The secretary of The Patriots, the pressure group that ended the draconian rule of the military, noted that the possible punishment that awaits such culprit should it be discovered that the signature was forged to satisfy certain hidden agenda, explained, “it is 14 years behind bars and that is because the forgery was believed and acted on by the nation. That is what would make it more grievous.”
Also commenting on the issue, Lagos lawyer, Femi Adebayo said that forging the presidential seal or signature is a criminal offence.
He added that the punishment for it is jail term of up to seven years. He also added that the number of years such an offender would serve in prison is at the discretion of the judge.
Also speaking on the same subject, an Edo State based legal practitioner, Austin Idoje, agreed that forging the President’s signature to deceive the nation is a grievous offence that is punishable with a minimum of two years in prison.
He also added that the judge would determine the number of years such a person should spend in prison.
In the same vein, public affairs commentator, Mike Igini said: “It is a serious criminal offence for anybody in whatever capacity to forge the presidential signature or seal. Anybody that commits such offence risks a jail term of between 10 and 20 years.”
Another lawyer, Yinka Oyeniji said, “The punishment is a term of imprisonment and it could be interpreted as treasonable felony because to forge a presidential signature is a grievous offence. That attracts maximum punishment.”

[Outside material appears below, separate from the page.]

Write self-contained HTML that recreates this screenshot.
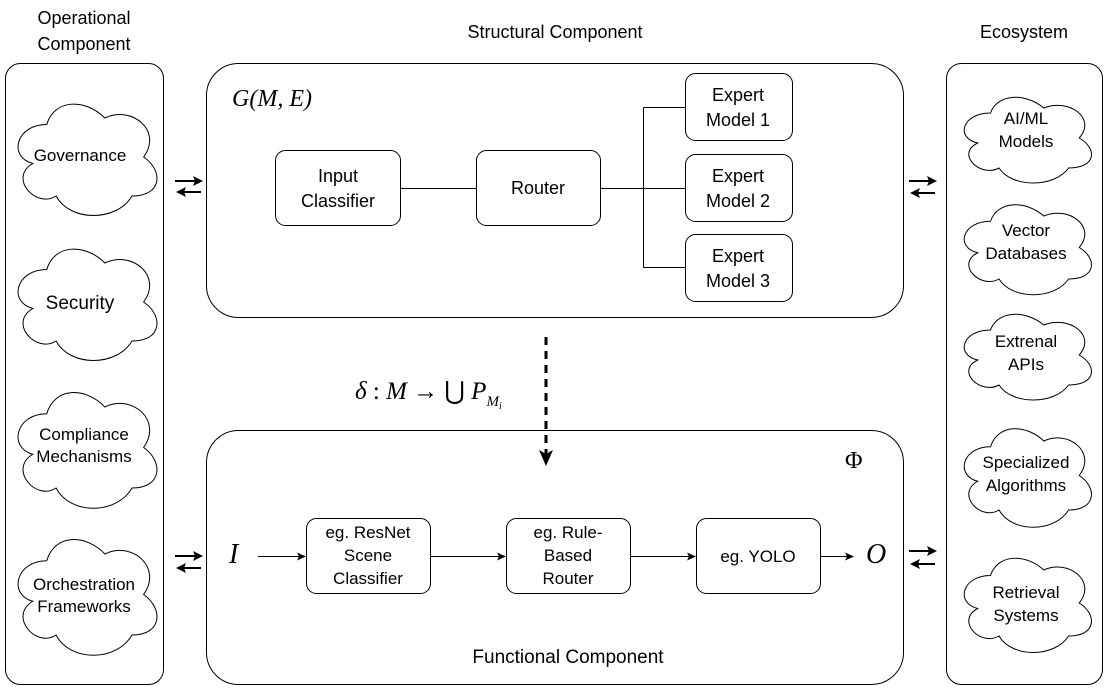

He added that the signing of the “2009 supplementary budget has been fraught with irregularities and illegalities. Though, there is no law that says that this is how the budget should be signed, but we can rely on conventions and usual practice, budget is usually signed in the presence of media men, camera, vice president and relevant ministers, cabinet members and stakeholders. But this one was not done that way”.